El otro día tuve la oportunidad de disfrutar de otra jornada de pesca con mis sobrinos. Viviendo en el extranjero, son pocas las ocasiones en las que puedo pescar con ellos a lo largo del año, y por ello hay que aprovecharlas al máximo. Para que les pique el gusanillo con fuerza es necesario garantizar las capturas, y ya que están empezando, lo suyo es no ponérselo demasiado difícil. Por eso decidimos ir al intensivo al que ya fuimos cuando vinieron en navidades.


Pero, como mis sobrinos son pescadores sin muerte convencidos (la otra vez les dio verddera pena ver morir a las truchas), esta vez la modalidad elegida fue la mosca con cola de rata, usando sus equipos que recibieron de regalo de cumpleaños.

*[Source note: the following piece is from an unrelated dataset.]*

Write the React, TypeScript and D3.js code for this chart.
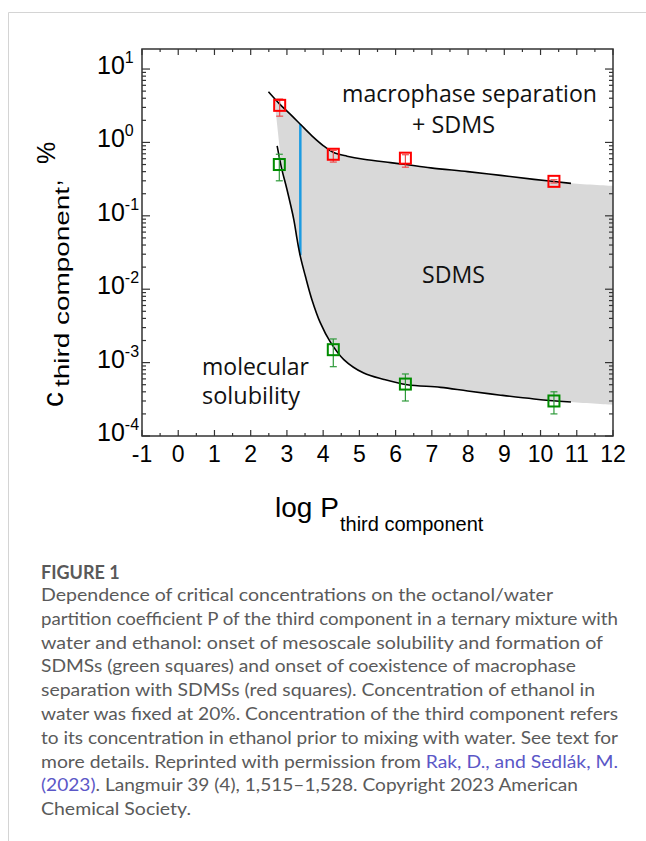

La lástima es que la sesión de cine en casa de la noche anterior hizo que no madrugásemos demasiado, lo que unido a la cita para comer toda la familia hizo que dispusiéramos de poco más de una hora para pescar. Pero aun así la aprovechamos.


Lo primero, como es natural, fue entrenar un poco el lance, para lo que elegimos una zona sin árboles en los que enganchar las moscas. Pronto le cogieron el tranquillo y ya eran capaces de sacar algunos metros de línea posando de manera más o menos decente. Pero claro, con las truchas paseando por la superficie y con el poco tiempo disponible fue imposible evitar que quisieran dar un paso más allá e intentar pescarlas.


La primera captura a mosca de Adrián no se hizo esperar. Qué maravilloso es poder ver en él la emoción y el nerviosismo que siempre sobreviene durante la pelea con el pez. Esos gritos pidiendo ayuda y preguntando qué hacer, seguidos de la alegría al ver el pez en el salabre no se pagan con dinero. Por supuesto no cabía otra opción que devolver al agua a la trucha que nos había proporcionado tanta alegría.


Alberto, el pequeño, tendrá que esperar a una futura visita para disfrutar de su primera captura. No de sus primeras picadas, porque tuvo varias. Pero tiene que aprender a clavar cuando éstas se produzcan en vez de señalarlas, ¡cosas de niños!. Por lo menos sabe verlas y sólo será cuestión de enseñarle a levantar la caña. Lástima que eso tendrá que para ello habrá que esperar hasta las próximas navidades...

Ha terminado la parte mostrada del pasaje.